Dr. Green: I think it was built into the history of health care and where the money was, right? If you look in the 1980s, we were impacted by a disease called HIV, right? And because of the demographic that we initially thought was heavily impacted, loads of money, loads of education, all these things went into it, right? As the face of HIV changed, so did the money go. There's still money available, but HIV ... again, the boxes, remember at the beginning, we talked about boxes? We have put people into boxes where we think the African American gay men are living with HIV and we have to do something about that. And certainly not to ignore that, but that's where the money is and so that's how we amass these people into care, right?
We've overlooked the fact that African American women also are living with HIV at higher levels than other people and the opportunity to care for them. So, I think it was kind of drawn around that. Not to say we should not because as you know, I did a fellowship in HIV. It's impacting my community. I'm here for it, right? But if you're going to care for people living with HIV, you have to care for the person who happens to be living with HIV. So, as you mentioned, it's the opportunity to move into all genders, all backgrounds, all ethnicities.
Unger: I know that sometimes it must seem overwhelming as you work to kind of dismantle the system that's been based on years of oppression. How do you recommend that physicians do their part?
Dr. Green: Well, here's my mask off. As someone who struggles to try to hold everything ... Virgo here, right? I struggle sometimes with the idea that I have to hold everything. I remember one of my mentors said, "Maya, guess what? This construct was here before you. It didn't get built in one day and you're not going to dismantle it in one day. Your job is to do what you can with the tools that you're blessed with to undo and dismantle." And the idea that, hey, you're born into the same country I am and the way things are is because people are doing their parts every day to keep it that way, right? So, I have to do my part every day to dismantle it. Not the goal of dismantling the whole thing because I'm working with a great group of health care providers, advocates, people who aren't doctors that are actually healers, teachers, and we all do our part every day. So, I just have to hold my part and those that are born into this cause, when they hold theirs together, we achieve much.

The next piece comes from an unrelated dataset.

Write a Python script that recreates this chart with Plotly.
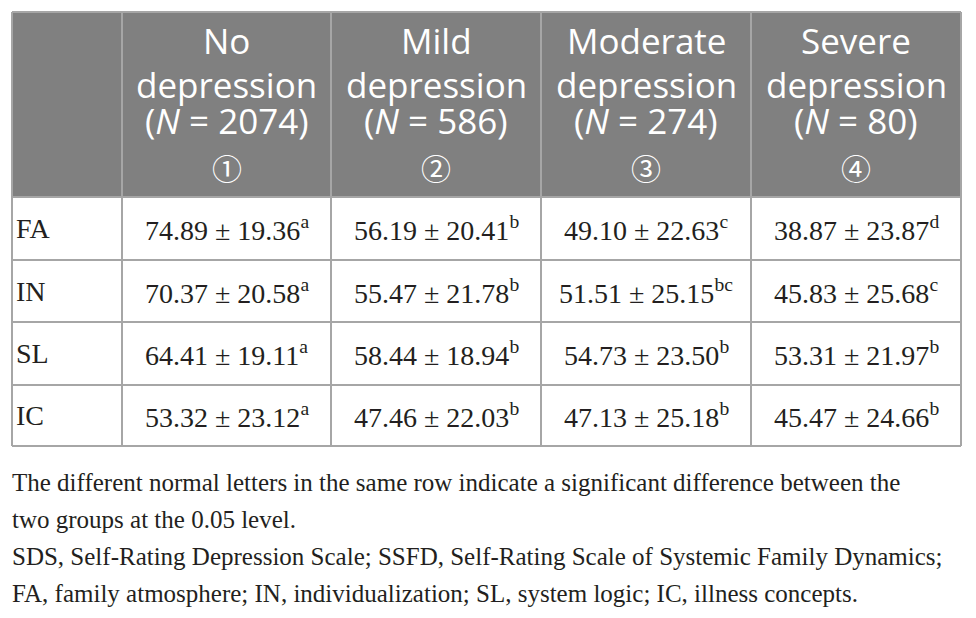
import plotly.graph_objects as go

# table content
groups = [["No", "depression"], ["Mild", "depression"], ["Moderate", "depression"], ["Severe", "depression"]]
group_n = [2074, 586, 274, 80]
group_marks = ["①", "②", "③", "④"]
dimensions = ["FA", "IN", "SL", "IC"]
means = [
    [74.89, 56.19, 49.10, 38.87],
    [70.37, 55.47, 51.51, 45.83],
    [64.41, 58.44, 54.73, 53.31],
    [53.32, 47.46, 47.13, 45.47],
]
sds = [
    [19.36, 20.41, 22.63, 23.87],
    [20.58, 21.78, 25.15, 25.68],
    [19.11, 18.94, 23.50, 21.97],
    [23.12, 22.03, 25.18, 24.66],
]
letters = [
    ["a", "b", "c", "d"],
    ["a", "b", "bc", "c"],
    ["a", "b", "b", "b"],
    ["a", "b", "b", "b"],
]
footnote = [
    "The different normal letters in the same row indicate a significant difference between the",
    "two groups at the 0.05 level.",
    "SDS, Self-Rating Depression Scale; SSFD, Self-Rating Scale of Systemic Family Dynamics;",
    "FA, family atmosphere; IN, individualization; SL, system logic; IC, illness concepts.",
]

# grid (pixel-like units on the axes)
col_edges = [12, 122, 331, 541, 751, 961]
row_edges = [12, 197, 260, 322, 385, 446]
head_line_y = [40, 84, 120, 167]
HEAD_BG = "#808080"
LINE = "#a6a6a6"
INK = "#231f20"
SERIF = "Liberation Serif"
SANS = "Open Sans"
PAGE_PAD = 8  # browser body margin

fig = go.Figure()
shapes = []
annots = []

# header background
shapes.append(dict(type="rect", xref="x", yref="y", x0=col_edges[0], x1=col_edges[-1],
                   y0=row_edges[0], y1=row_edges[1], fillcolor=HEAD_BG, line=dict(width=0), layer="below"))

# grid lines
for x in col_edges:
    shapes.append(dict(type="line", xref="x", yref="y", x0=x, x1=x, y0=row_edges[0], y1=row_edges[-1],
                       line=dict(color=LINE, width=2)))
for y in row_edges:
    shapes.append(dict(type="line", xref="x", yref="y", x0=col_edges[0], x1=col_edges[-1], y0=y, y1=y,
                       line=dict(color=LINE, width=2)))

# header text, one annotation per line to get the tight line spacing
for j, g in enumerate(groups):
    xc = (col_edges[j + 1] + col_edges[j + 2]) / 2
    lines = g + ["(<i>N</i> = " + str(group_n[j]) + ")"]
    for k, t in enumerate(lines):
        annots.append(dict(x=xc, y=head_line_y[k], xref="x", yref="y", text=t, showarrow=False,
                           font=dict(family=SANS, size=35, color="white")))
    annots.append(dict(x=xc, y=head_line_y[3], xref="x", yref="y", text=group_marks[j], showarrow=False,
                       font=dict(family="Noto Sans CJK JP", size=30, color="white")))

# body
for i, d in enumerate(dimensions):
    yc = (row_edges[i + 1] + row_edges[i + 2]) / 2
    annots.append(dict(x=col_edges[0] + 2, y=yc, xref="x", yref="y", text=d, showarrow=False,
                       xanchor="left", font=dict(family=SERIF, size=28, color=INK)))
    for j in range(len(groups)):
        xc = (col_edges[j + 1] + col_edges[j + 2]) / 2
        txt = "%.2f ± %.2f<sup>%s</sup>" % (means[i][j], sds[i][j], letters[i][j])
        annots.append(dict(x=xc, y=yc, xref="x", yref="y", text=txt, showarrow=False,
                           font=dict(family=SERIF, size=28, color=INK)))

# footnote
for k, line in enumerate(footnote):
    annots.append(dict(x=col_edges[0] - 2, y=482 + 37 * k, xref="x", yref="y", text=line, showarrow=False,
                       xanchor="left", font=dict(family=SERIF, size=25, color=INK)))

fig.update_layout(
    width=976,
    height=618,
    margin=dict(l=0, r=0, t=0, b=0),
    paper_bgcolor="white",
    plot_bgcolor="white",
    xaxis=dict(range=[PAGE_PAD, 976 + PAGE_PAD], visible=False, fixedrange=True),
    yaxis=dict(range=[618 + PAGE_PAD, PAGE_PAD], visible=False, fixedrange=True),
    shapes=shapes,
    annotations=annots,
    showlegend=False,
)

fig.write_html("out.html")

Unger: Last question. If you could offer physicians one piece of advice on caring for patients who identify as both Black and LGBTQ+, what would that piece of advice be?
Dr. Green: Learn to follow. Learn to follow. Again, a lot of times, providers, we're taught to think, "Hey, I'm going to go in there and I'm going to fix whatever." And some things need assistance but a lot of times when a person knows their self, they need assistance and they will heal themselves.
Unger: I love your advice. Enter as a human, remove that mask and learn to follow. These have been great piece of advice. Dr. Green, thanks so much for being with us here today on our Moving Medicine video and podcast. We'll be back with another episode soon. There's a lot more that we didn't have time to discuss here, including Black and LGBTQ+ youth and the unique challenges they face and you can view the full webinar with Dr. Green on AMA's website. We'll be back soon. Thanks for joining us today and take care.
Dr. Green: Thank you.
Disclaimer: The viewpoints expressed in this video are those of the participants and/or do not necessarily reflect the views and policies of the AMA.